I wonder if that is normal? Sure we all have stressful days but I was in the gym a while back after a stinker – a day when absolutely nothing went the way it was supposed to. I did a wee cardio circuit on cross trainers and the like and then took to the hanging punch bag. Have to say, 40 minutes later , I had temporarily forgotten my worries and was totally focused on the act of getting air into my burning lungs. Now I didn’t solve my problem just by spending time on a punch bag, but it did give me a break from thinking about it and as a result a new perspective.
I mentioned that I am going through a significant change at the moment, I’ve decided to leave my current job and I’m not entirely happy about it. I have strong personal ties to the guys working with me and so to step away from that is frightening to say the least.
I have a secret weapon though- my dojo.
People have asked me for years about the benefits of training, the physical and the mental aspects. For sure, these exist in abundance , however there is something else…

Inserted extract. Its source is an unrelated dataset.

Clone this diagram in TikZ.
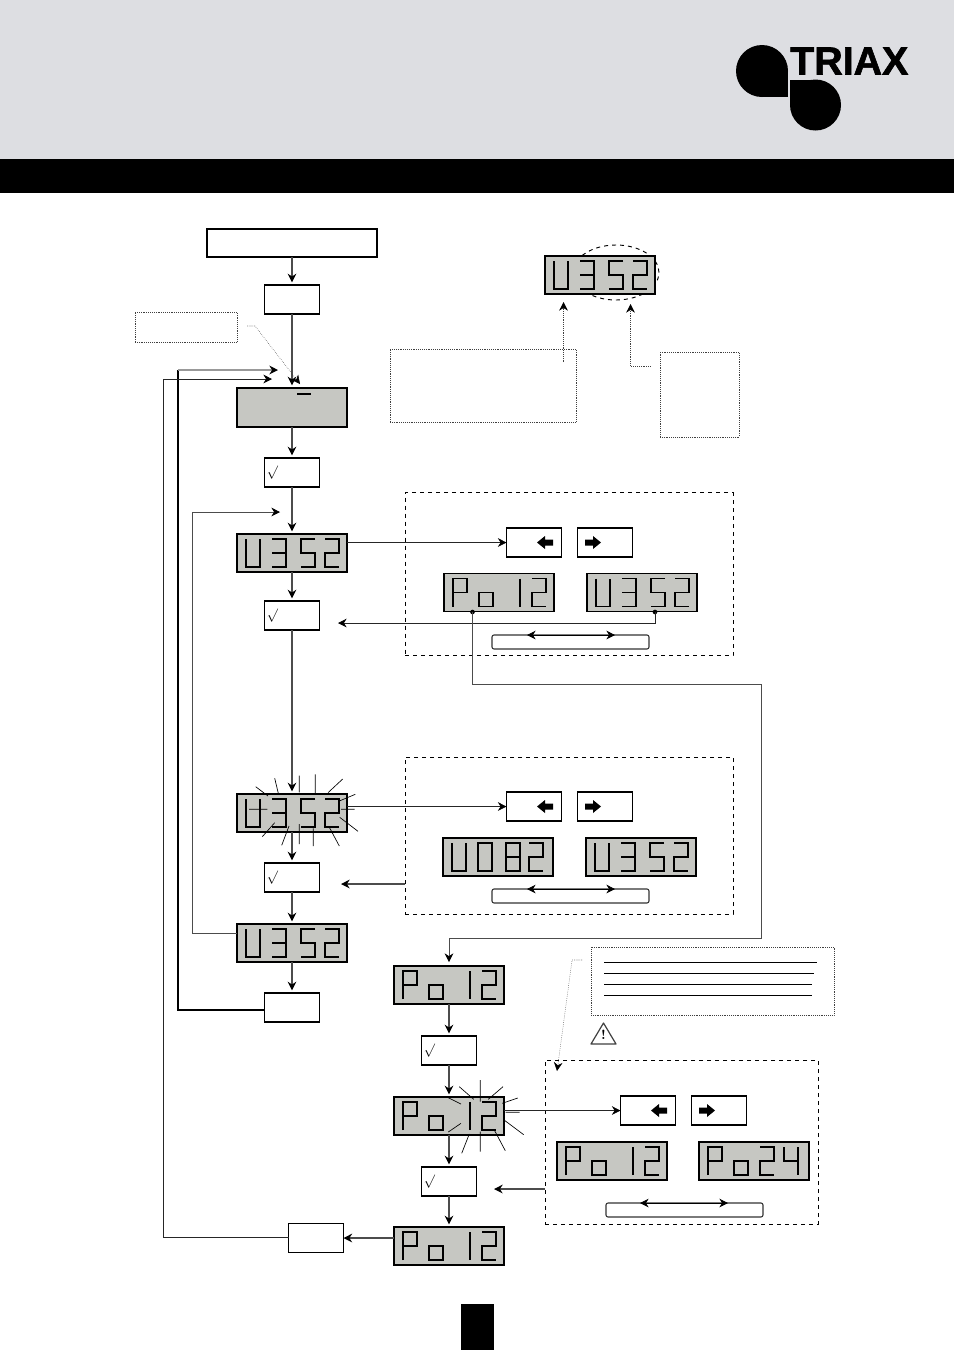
\documentclass[tikz,border=0pt]{standalone}
\usepackage{fontspec}
\usepackage{amsmath,amssymb}
\usepackage{tikz}
\usetikzlibrary{positioning,arrows.meta,shapes.geometric}
\newfontfamily\logofont[BoldFeatures={FakeBold=1.6}]{Liberation Sans}
\definecolor{headgray}{RGB}{221,222,226}
\definecolor{lcdgray}{RGB}{198,199,194}

\tikzset{
  plainbox/.style={draw, line width=1.1pt, fill=white, outer sep=0pt, inner sep=0pt},
  keybox/.style={plainbox, minimum width=41.25pt, minimum height=21.75pt},
  checkbox/.style={keybox, label={[anchor=west, inner sep=1.5pt, font=\normalsize]west:$\surd$}},
  lcdbox/.style={plainbox, fill=lcdgray, minimum width=82.5pt, minimum height=28.5pt},
  notebox/.style={draw=black!75, densely dotted, line width=0.4pt, outer sep=0pt, inner sep=0pt},
  panelbox/.style={draw, dashed, line width=0.7pt, outer sep=0pt, inner sep=0pt},
  barbox/.style={draw=black!80, line width=0.8pt, rounded corners=1.5pt, outer sep=0pt, inner sep=0pt, minimum width=117.75pt, minimum height=10.5pt},
  flow/.style={-{Stealth[length=6.5pt,width=6.5pt,color=black]}, draw=black!70, line width=0.9pt, shorten >=2pt},
  thinflow/.style={-{Stealth[length=6.5pt,width=6.5pt,color=black]}, draw=black!85, line width=0.5pt},
  noteflow/.style={-{Stealth[length=6.5pt,width=6.5pt,color=black]}, draw=black!75, densely dotted, line width=0.4pt},
  twoway/.style={{Stealth[length=6.5pt,width=6.5pt]}-{Stealth[length=6.5pt,width=6.5pt]}, line width=0.5pt},
  ray/.style={line width=0.5pt},
  lcdseg/.style={line width=0.95pt},
  lcdU/.pic={\draw[lcdseg] (0,0) -- (0,28) -- (14,28) -- (14,0);},
  lcd3/.pic={\draw[lcdseg] (0,0) -- (14,0) -- (14,28) -- (0,28) (0,14) -- (14,14);},
  lcd5/.pic={\draw[lcdseg] (14,0) -- (0,0) -- (0,14) -- (14,14) -- (14,28) -- (0,28);},
  lcd2/.pic={\draw[lcdseg] (0,0) -- (14,0) -- (14,14) -- (0,14) -- (0,28) -- (14,28);},
  lcdP/.pic={\draw[lcdseg] (0,28) -- (0,0) -- (14,0) -- (14,14) -- (0,14);},
  lcdo/.pic={\draw[lcdseg] (0,14) rectangle (14,28);},
  lcd1/.pic={\draw[lcdseg] (12,0) -- (12,28);},
  lcd0/.pic={\draw[lcdseg] (0,0) rectangle (14,28);},
  lcd8/.pic={\draw[lcdseg] (0,0) rectangle (14,28) (0,14) -- (14,14);},
  lcd4/.pic={\draw[lcdseg] (0,0) -- (0,14) -- (14,14) (14,0) -- (14,28);},
}
% display with four glyphs, last two numbers are the slots of glyph 3 and 4
\newcommand{\lcddisp}[8]{
  \node[lcdbox, #2] (#1) {};
  \begin{scope}[shift={(#1.north west)}]
    \pic at (9,5) {lcd#3};
    \pic at (35,5) {lcd#4};
    \pic at (#7,5) {lcd#5};
    \pic at (#8,5) {lcd#6};
  \end{scope}
}
\newcommand{\lcdarrowleft}[1]{\fill (#1) ++(3,0) -- ++(8,-6.5) -- ++(0,3.5) -- ++(8,0) -- ++(0,6) -- ++(-8,0) -- ++(0,3.5) -- cycle;}
\newcommand{\lcdarrowright}[1]{\fill (#1) ++(-4,0) -- ++(-8,-6.5) -- ++(0,3.5) -- ++(-8,0) -- ++(0,6) -- ++(8,0) -- ++(0,3.5) -- cycle;}

\begin{document}
\begin{tikzpicture}[x=0.75pt, y=-0.75pt]
  \useasboundingbox (0,0) rectangle (954,1350);
  % header
  \fill[headgray] (0,0) rectangle (954,159);
  \fill[black] (0,159) rectangle (954,193);
  \fill[black] (461,1304) rectangle (494,1350);
  \fill (762,71) circle[radius=26];
  \fill (762,71) rectangle (788,97);
  \fill (815.5,105) circle[radius=25.5];
  \fill (790,80) rectangle (815.5,105);
  \node[anchor=west, inner sep=0pt, font=\logofont\bfseries\fontsize{29.5pt}{30pt}\selectfont] (logo) at (790,61) {TRIAX};

  % left column
  \node[plainbox, minimum width=127.5pt, minimum height=21pt] (start) at (292,243) {};
  \node[keybox, below=21pt of start] (menuA) {};
  \node[plainbox, fill=lcdgray, minimum width=82.5pt, minimum height=29.25pt, below=55.5pt of menuA] (blank) {};
  \node[checkbox, below=23.25pt of blank] (checkA) {};
  \lcddisp{dispA}{below=35.25pt of checkA}{U}{3}{5}{2}{64}{88}
  \node[checkbox, below=21.75pt of dispA] (checkB) {};
  \lcddisp{dispB}{below=123pt of checkB}{U}{3}{5}{2}{64}{88}
  \node[checkbox, below=23.25pt of dispB] (checkC) {};
  \lcddisp{dispC}{below=24pt of checkC}{U}{3}{5}{2}{64}{88}
  \node[keybox, below=23.25pt of dispC] (exitA) {};
  \draw[line width=1pt] (297,394) -- (311,394);

  % right column
  \lcddisp{dispD}{at={(449,985)}}{P}{o}{1}{2}{64}{88}
  \node[checkbox, below=24pt of dispD] (checkD) {};
  \lcddisp{dispE}{below=24pt of checkD}{P}{o}{1}{2}{64}{88}
  \node[checkbox, below=24pt of dispE] (checkE) {};
  \lcddisp{dispF}{below=23.25pt of checkE}{P}{o}{1}{2}{64}{88}
  \node[keybox, at={(316,1238)}] (exitB) {};

  % notes at the top
  \node[notebox, minimum width=76.5pt, minimum height=22.5pt] (noteA) at (186,327) {};
  \node[notebox, minimum width=139.5pt, minimum height=54.75pt] (noteB) at (483,385.5) {};
  \node[notebox, minimum width=59.25pt, minimum height=63.75pt] (noteC) at (699.5,394.5) {};
  \node[draw, dashed, ellipse, line width=0.7pt, inner sep=0pt, minimum width=64.5pt, minimum height=41.25pt] (zone) at (616,272.5) {};
  \lcddisp{dispTop}{at={(600,275)}}{U}{3}{5}{2}{64}{88}

  % first panel
  \node[panelbox, minimum width=246pt, minimum height=122.25pt] (panelA) at (569,574) {};
  \node[keybox, at={(534,542.5)}] (leftA) {};
  \node[keybox, right=12pt of leftA] (rightA) {};
  \lcddisp{dispG}{at={(499,592.5)}}{P}{o}{1}{2}{64}{88}
  \lcddisp{dispH}{right=24.75pt of dispG}{U}{3}{5}{2}{64}{88}
  \node[barbox, at={(570.5,642)}] (barA) {};
  \coordinate (barAl) at (527,635);
  \coordinate (barAr) at (615,635);

  % second panel
  \node[panelbox, minimum width=246pt, minimum height=117.75pt] (panelB) at (569,835.5) {};
  \node[keybox, at={(534,806.5)}] (leftB) {};
  \node[keybox, right=12pt of leftB] (rightB) {};
  \lcddisp{dispJ}{at={(498,857)}}{U}{0}{8}{2}{63}{86}
  \lcddisp{dispK}{right=24.75pt of dispJ}{U}{3}{5}{2}{64}{88}
  \node[barbox, at={(570.5,896)}] (barB) {};
  \coordinate (barBl) at (527,889);
  \coordinate (barBr) at (615,889);

  % third panel and its note
  \node[panelbox, minimum width=204.75pt, minimum height=123pt] (panelC) at (681.5,1142) {};
  \node[keybox, at={(648,1110.5)}] (leftC) {};
  \node[keybox, right=12pt of leftC] (rightC) {};
  \lcddisp{dispL}{at={(612,1161)}}{P}{o}{1}{2}{64}{88}
  \lcddisp{dispM}{right=24pt of dispL}{P}{o}{2}{4}{61}{85}
  \node[barbox, at={(684.5,1210)}] (barC) {};
  \coordinate (barCl) at (640,1203);
  \coordinate (barCr) at (728,1203);
  \node[notebox, minimum width=182.25pt, minimum height=51pt] (noteD) at (712.5,981) {};
  \draw[line width=0.7pt] (604,962) -- (817,962) (604,973) -- (814,973) (604,984) -- (812,984) (604,995) -- (812,995);
  \draw[draw=black!75, fill=white, line width=0.9pt, line join=round] (603.5,1023) -- (616,1044) -- (591,1044) -- cycle;
  \node[inner sep=0pt, font=\normalsize\bfseries] (warn) at (603.5,1035) {!};

  % arrows in the keys
  \lcdarrowleft{leftA}
  \lcdarrowright{rightA}
  \lcdarrowleft{leftB}
  \lcdarrowright{rightB}
  \lcdarrowleft{leftC}
  \lcdarrowright{rightC}

  % flashing rays
  \begin{scope}[shift={(dispB.north west)}]
    \draw[ray] (18.7,-7.3) -- (31,2) (37.7,-15.7) -- (41.3,-0.7) (62.3,-18.3) -- (62.3,-1.7) (78.3,-19.7) -- (78.3,-0.7)
      (105.7,-15) -- (91,-1.3) (118.3,0.3) -- (103,6.7) (104,15.3) -- (117.7,15.3) (102.7,23.3) -- (121,37.3)
      (92,32.7) -- (102.3,52) (76.3,34.3) -- (76.3,52) (62.3,30) -- (62.3,50) (52,32) -- (44.7,51.3)
      (37.7,28.7) -- (25.3,42.7) (12,15.3) -- (30.3,15.3);
  \end{scope}
  \begin{scope}[shift={(dispE.north west)}]
    \draw[ray] (65.3,-10.3) -- (79.7,2.3) (86.3,-17) -- (86.3,4.7) (109,-10.3) -- (94.3,2.3) (123.7,1) -- (108.3,6.3)
      (111.7,15.3) -- (125.7,15.3) (111,23.7) -- (129.7,37.7) (100.3,33) -- (111.3,53.7) (86.3,34.7) -- (86.3,54.7)
      (75.3,37) -- (67.7,56.3) (67,26.3) -- (54.3,35) (54.3,0.7) -- (67,7);
  \end{scope}

  % connectors of the left column
  \draw[flow] (start) -- (menuA);
  \draw[flow] (menuA) -- (blank);
  \draw[flow] (blank) -- (checkA);
  \draw[flow] (checkA) -- (dispA);
  \draw[flow] (dispA) -- (checkB);
  \draw[flow] (checkB) -- (dispB);
  \draw[flow] (dispB) -- (checkC);
  \draw[flow] (checkC) -- (dispC);
  \draw[flow] (dispC) -- (exitA);

  % connectors of the right column
  \draw[flow] (dispD) -- (checkD);
  \draw[flow] (checkD) -- (dispE);
  \draw[flow] (dispE) -- (checkE);
  \draw[flow] (checkE) -- (dispF);
  \draw[flow, shorten >=0pt] (dispF.west |- exitB.east) -- (exitB.east);

  % return lines
  \coordinate (backAa) at (178,1010);
  \coordinate (backAb) at (178,370);
  \coordinate (backAc) at (278,370);
  \coordinate (backBa) at (163,1237);
  \coordinate (backBb) at (163,379);
  \coordinate (backBc) at (272,379);
  \coordinate (backCa) at (192,933);
  \coordinate (backCb) at (192,512);
  \coordinate (backCc) at (280,512);
  \draw[line width=1.1pt] (exitA.west |- backAa) -- (backAa) -- (backAb);
  \draw[flow, draw=black!40, shorten >=0pt] (backAb) -- (backAc);
  \draw[thinflow] (exitB.west |- backBa) -- (backBa) -- (backBb) -- (backBc);
  \draw[thinflow, draw=black!70] (dispC.west |- backCa) -- (backCa) -- (backCb) -- (backCc);

  % connectors to and from the panels
  \draw[thinflow] (dispA.east |- leftA.west) -- (leftA.west);
  \draw[thinflow] (dispB.east |- leftB.west) -- (leftB.west);
  \draw[thinflow] (dispE.east |- leftC.west) -- (leftC.west);
  \node[fill, circle, inner sep=0pt, minimum size=3.5pt] (dotG) at (472.5,612) {};
  \node[fill, circle, inner sep=0pt, minimum size=3.5pt] (dotH) at (655,612) {};
  \coordinate (backD) at (338,623);
  \coordinate (turnA) at (761,684);
  \coordinate (turnB) at (761,938);
  \draw[thinflow] (dotH.center) |- (backD);
  \draw[thinflow, draw=black!70, shorten >=3pt] (dotG.center) |- (turnA) -- (turnB) -| (dispD.north);
  \coordinate (backE) at (341,884);
  \coordinate (backF) at (494,1189);
  \draw[flow, shorten >=0pt] (panelB.west |- backE) -- (backE);
  \draw[flow, shorten >=0pt] (panelC.west |- backF) -- (backF);

  % twin arrows on the bars
  \draw[twoway] (barAl) -- (barAr);
  \draw[twoway] (barBl) -- (barBr);
  \draw[twoway] (barCl) -- (barCr);

  % dotted pointers
  \coordinate (ptrA) at (247,326);
  \coordinate (ptrAb) at (255,326);
  \coordinate (ptrAc) at (300,384);
  \coordinate (ptrB) at (563.5,362);
  \coordinate (ptrBb) at (563.5,302);
  \coordinate (ptrC) at (650.5,366);
  \coordinate (ptrCb) at (630.5,304);
  \coordinate (ptrD) at (582,960);
  \coordinate (ptrDb) at (572,960);
  \coordinate (ptrDc) at (557,1071);
  \draw[noteflow] (ptrA) -- (ptrAb) -- (ptrAc);
  \draw[noteflow] (ptrB) -- (ptrBb);
  \draw[noteflow] (ptrC) -| (ptrCb);
  \draw[noteflow] (ptrD) -- (ptrDb) -- (ptrDc);
\end{tikzpicture}
\end{document}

But what is it? A dojo is a complex thing, I have been lucky enough to have ‘felt’ the benefits of a strong dojo from my youth. To me it was a safe haven, my first Sensei was more than an instructor, he was specific in his tutelage regarding etiquette, history and the behavioral expectations of each and every dojo member. Maybe it was these expectations, but as a group we really gelled. When I was studying and stressed out of my mind with exams, I could seek relief in the dojo. Not only that, but I always had clear goals and targets.
As times moved on, I had longer term goals, planned over years for bigger and bigger personal accolades. This however, always gave me a self belief that I could stick with my goals and be successful in my eyes. I struggled at times when I moved for work and couldn’t find a dojo that had the attributes as needed but I knew what I was looking for and so didn’t stay long with those that fell short.
My current dojo is a second home to me, (some might say I spend more waking time there than at home) and no wonder, in my mind it is a spiritual place, a place of hard work, a place of learning, a place of physical and mental challenge and a place of support. This type of support I have had my entire life from loads of different Karateka and parents of Karateka. I can only hope that everyone finds the same sort of longevity in their karate careers and thank all that I have met along the way and who have helped me over the course of my karate life. It makes times like this much easier, so leaving my current role, well I know that things will move on and I’m not so scared any more… kinda.